JFK was not a hawk in the sense that he did not have blind faith in the use of force as a cure for all problems, but he was certainly no dove either. He was entirely willing to threaten the use of force and to use force when he believed the situation required it. He made it clear to the Soviets that he was willing to go to war over Berlin. He increased the number of military advisors in South Vietnam from 700 to nearly 16,000 in less than three years. On the day he was assassinated, JFK touted his military buildup to the Fort Worth Chamber of Commerce:

          In the past 3 years we have increased the defense budget of the United States by over 20 percent; increased the program of acquisition for Polaris submarines from 24 to 41; increased our Minuteman missile purchase program by more than 75 percent; doubled the number of strategic bombers and missiles on alert; doubled the number of nuclear weapons available in the strategic alert forces; increased the tactical nuclear forces deployed in Western Europe by over 60 percent; added five combat ready divisions to the Army of the United States, and five tactical fighter wings to the Air Force of the United States; increased our strategic airlift capability by 75 percent; and increased our special counter-insurgency forces which are engaged now in South Viet-Nam by 600 percent.

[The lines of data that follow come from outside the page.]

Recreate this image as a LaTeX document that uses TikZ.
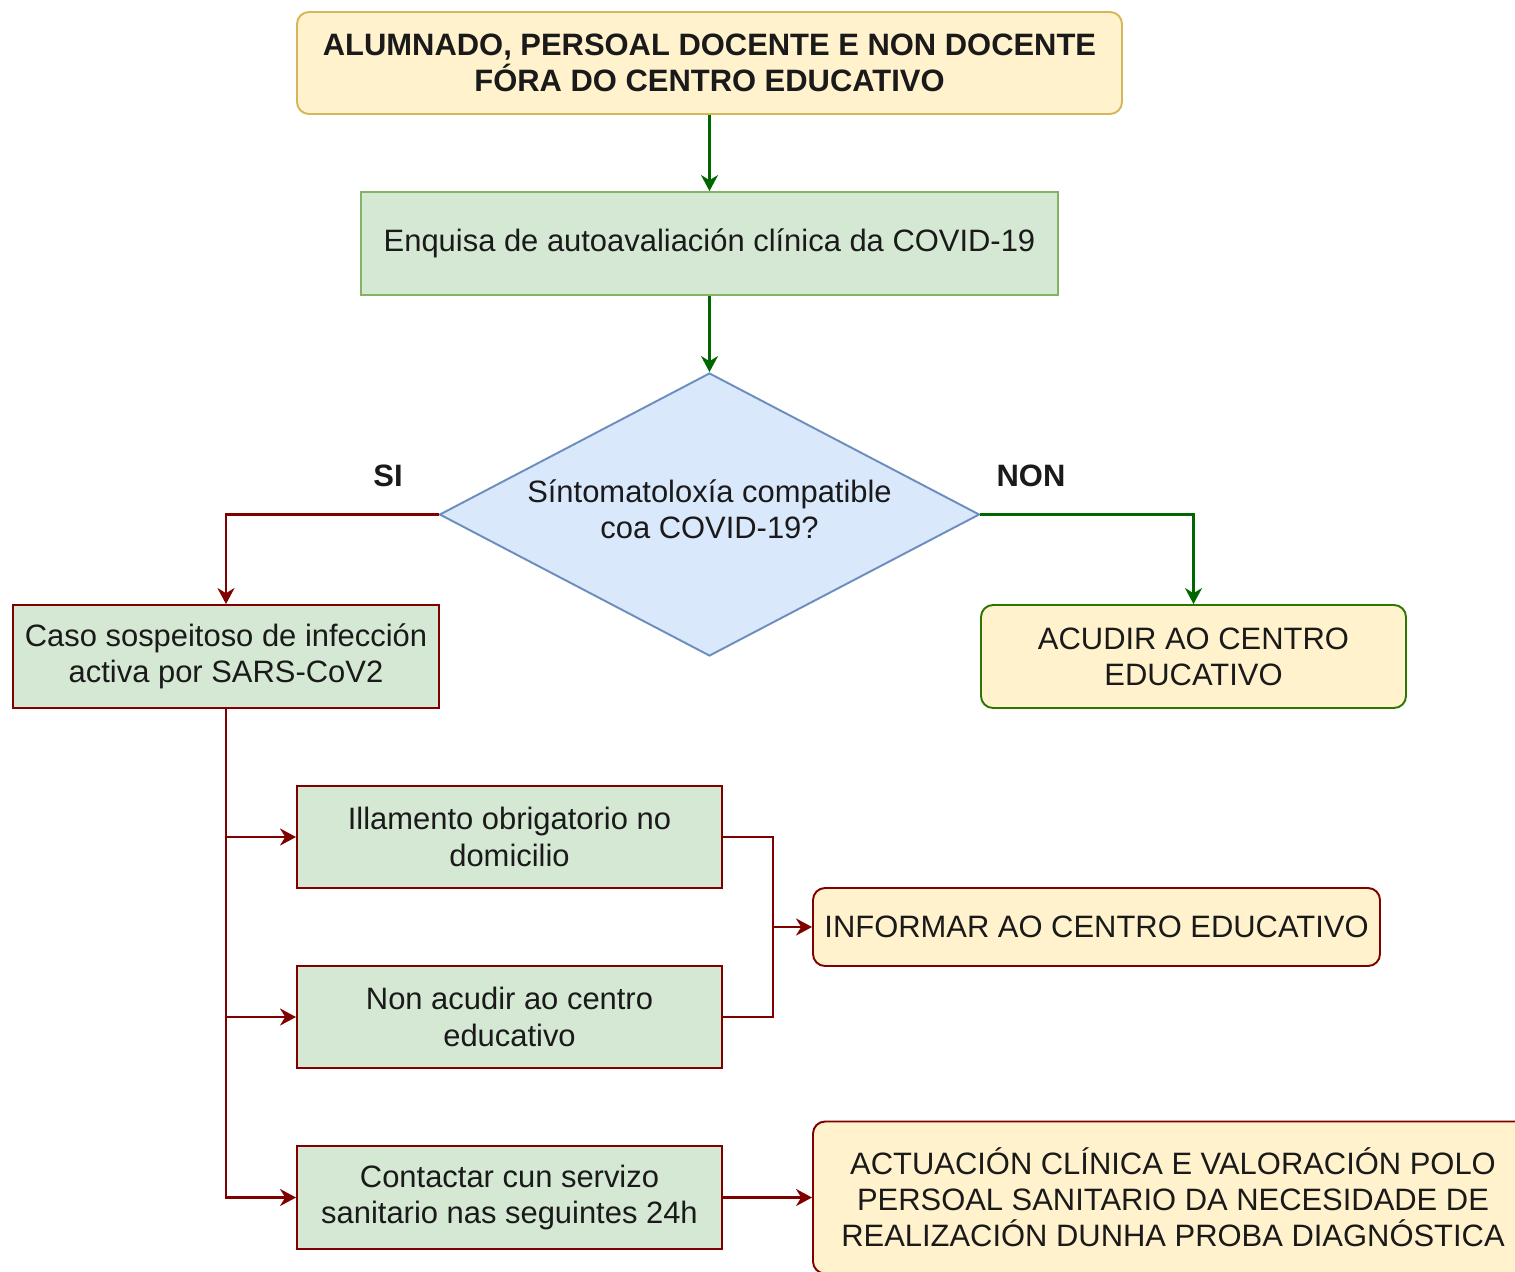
\documentclass[tikz,border=0pt]{standalone}
\usepackage{fontspec}
\setmainfont{Liberation Sans}
\usepackage{xcolor}
\usepackage{tikz}
\usetikzlibrary{shapes.geometric, arrows.meta, positioning, calc}
\definecolor{yelfill}{HTML}{FFF2CC}
\definecolor{yeldraw}{HTML}{D6B656}
\definecolor{grnfill}{HTML}{D5E8D4}
\definecolor{grndraw}{HTML}{82B366}
\definecolor{bluefill}{HTML}{DAE8FC}
\definecolor{bluedraw}{HTML}{6C8EBF}
\definecolor{redline}{HTML}{800000}
\definecolor{grnline}{HTML}{006600}
\definecolor{okdraw}{HTML}{2D7600}
\definecolor{txt}{HTML}{1A1A1A}
\tikzstyle{base} = [text=txt, align=center, line width=1.1pt, inner sep=0pt, font=\fontsize{17.6}{20.6}\selectfont]
\tikzstyle{soft} = [base, rounded corners=0.24cm, fill=yelfill]
\tikzstyle{task} = [base, fill=grnfill]
\tikzstyle{wire} = [line width=1.5pt]
\tikzstyle{arrow} = [wire, -{Stealth[length=0.32cm, width=0.34cm]}]
\tikzstyle{redarrow} = [arrow, draw=redline]
\tikzstyle{grnarrow} = [arrow, draw=grnline]

\begin{document}
\begin{tikzpicture}
        \useasboundingbox (0,0) rectangle (30.3,-25.42);
        % Top: entry box and survey
        \node (start) [soft, draw=yeldraw, minimum width=16.5cm, minimum height=2.04cm, font=\fontsize{17.6}{20.6}\selectfont\bfseries] at (14.19,-1.26) {ALUMNADO, PERSOAL DOCENTE E NON DOCENTE\\FÓRA DO CENTRO EDUCATIVO};
        \node (survey) [task, draw=grndraw, minimum width=13.94cm, minimum height=2.06cm] at (14.19,-4.87) {Enquisa de autoavaliación clínica da COVID-19};

        % Decision
        \node (check) [base, diamond, draw=bluedraw, fill=bluefill, minimum width=10.8cm, minimum height=5.66cm, aspect=1.9, text depth=0.2cm] at (14.19,-10.29) {Síntomatoloxía compatible\\coa COVID-19?};
        \node (yes) [base, font=\fontsize{17.6}{20.6}\selectfont\bfseries] at (7.76,-9.52) {SI};
        \node (no) [base, font=\fontsize{17.6}{20.6}\selectfont\bfseries] at (20.62,-9.52) {NON};

        % Outcomes
        \node (suspect) [task, draw=redline, minimum width=8.52cm, minimum height=2.06cm] at (4.52,-13.13) {Caso sospeitoso de infección\\activa por SARS-CoV2};
        \node (attend) [soft, draw=okdraw, minimum width=8.5cm, minimum height=2.06cm] at (23.87,-13.13) {ACUDIR AO CENTRO\\EDUCATIVO};

        % Actions for a suspected case
        \node (isolate) [task, draw=redline, minimum width=8.5cm, minimum height=2.04cm] at (10.19,-16.74) {Illamento obrigatorio no\\domicilio};
        \node (stay) [task, draw=redline, minimum width=8.5cm, minimum height=2.04cm] at (10.19,-20.34) {Non acudir ao centro\\educativo};
        \node (call) [task, draw=redline, minimum width=8.5cm, minimum height=2.06cm] at (10.19,-23.95) {Contactar cun servizo\\sanitario nas seguintes 24h};
        \node (inform) [soft, draw=redline, minimum width=11.34cm, minimum height=1.56cm] at (21.93,-18.54) {INFORMAR AO CENTRO EDUCATIVO};
        \node (clinic) [soft, draw=redline, minimum width=14.4cm, minimum height=3.04cm] at (23.46,-23.95) {ACTUACIÓN CLÍNICA E VALORACIÓN POLO\\PERSOAL SANITARIO DA NECESIDADE DE\\REALIZACIÓN DUNHA PROBA DIAGNÓSTICA};
        \coordinate (join) at (15.46,-18.54);

        % Arrows
        \draw[grnarrow] (start.south) -- (survey.north);
        \draw[grnarrow] (survey.south) -- (check.north);
        \draw[redarrow] (check.west) -| (suspect.north);
        \draw[grnarrow] (check.east) -| (attend.north);
        \draw[redarrow] (suspect.south) |- (call.west);
        \draw[redarrow] (suspect.south |- isolate.west) -- (isolate.west);
        \draw[redarrow] (suspect.south |- stay.west) -- (stay.west);
        \draw[wire, redline] (isolate.east) -| (join);
        \draw[wire, redline] (stay.east) -| (join);
        \draw[redarrow] (join) -- (inform.west);
        \draw[redarrow] (call.east) -- (clinic.west);
    \end{tikzpicture}
\end{document}
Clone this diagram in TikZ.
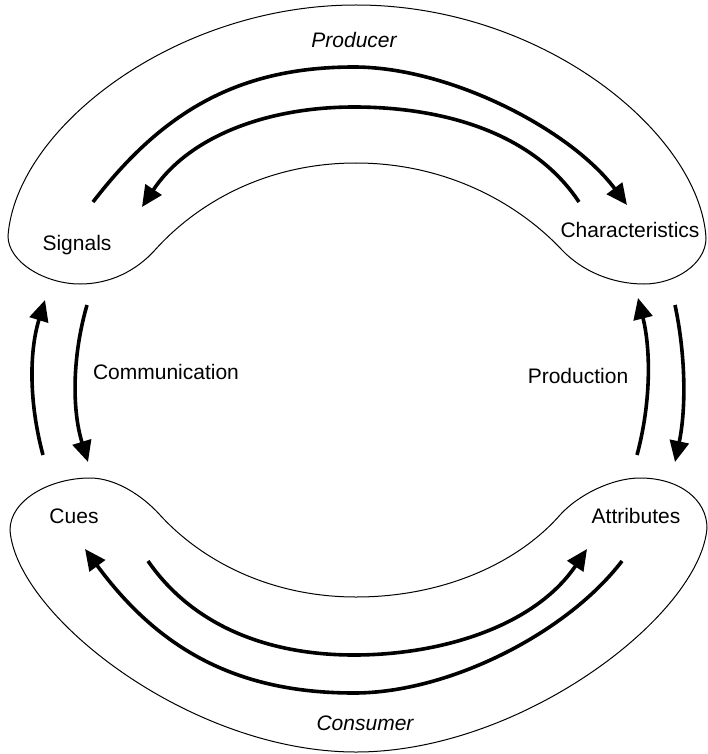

I hope those who want a stronger America and place it on some signs will also place those figures next to it. (John F. Kennedy - Speech to the Forth Worth Chamber of Commerce - American Rhetoric)

Nor was JFK a liberal when it came to taxes and spending. He held federal spending to very modest levels of growth, was determined to balance the budget, and proposed one of the biggest tax cuts for the wealthy in American history. He also proposed a 9% cut (i.e., a cut of 5 percentage points) in the corporate tax rate. As the JFK Library points out, his income tax cut proposal called for cutting taxes from a range of 20-91% to 14-65% giving the rich a massive tax cut of 26 percentage points, a reduction of nearly 30% (John F. Kennedy on the Economy and Taxes | JFK Library).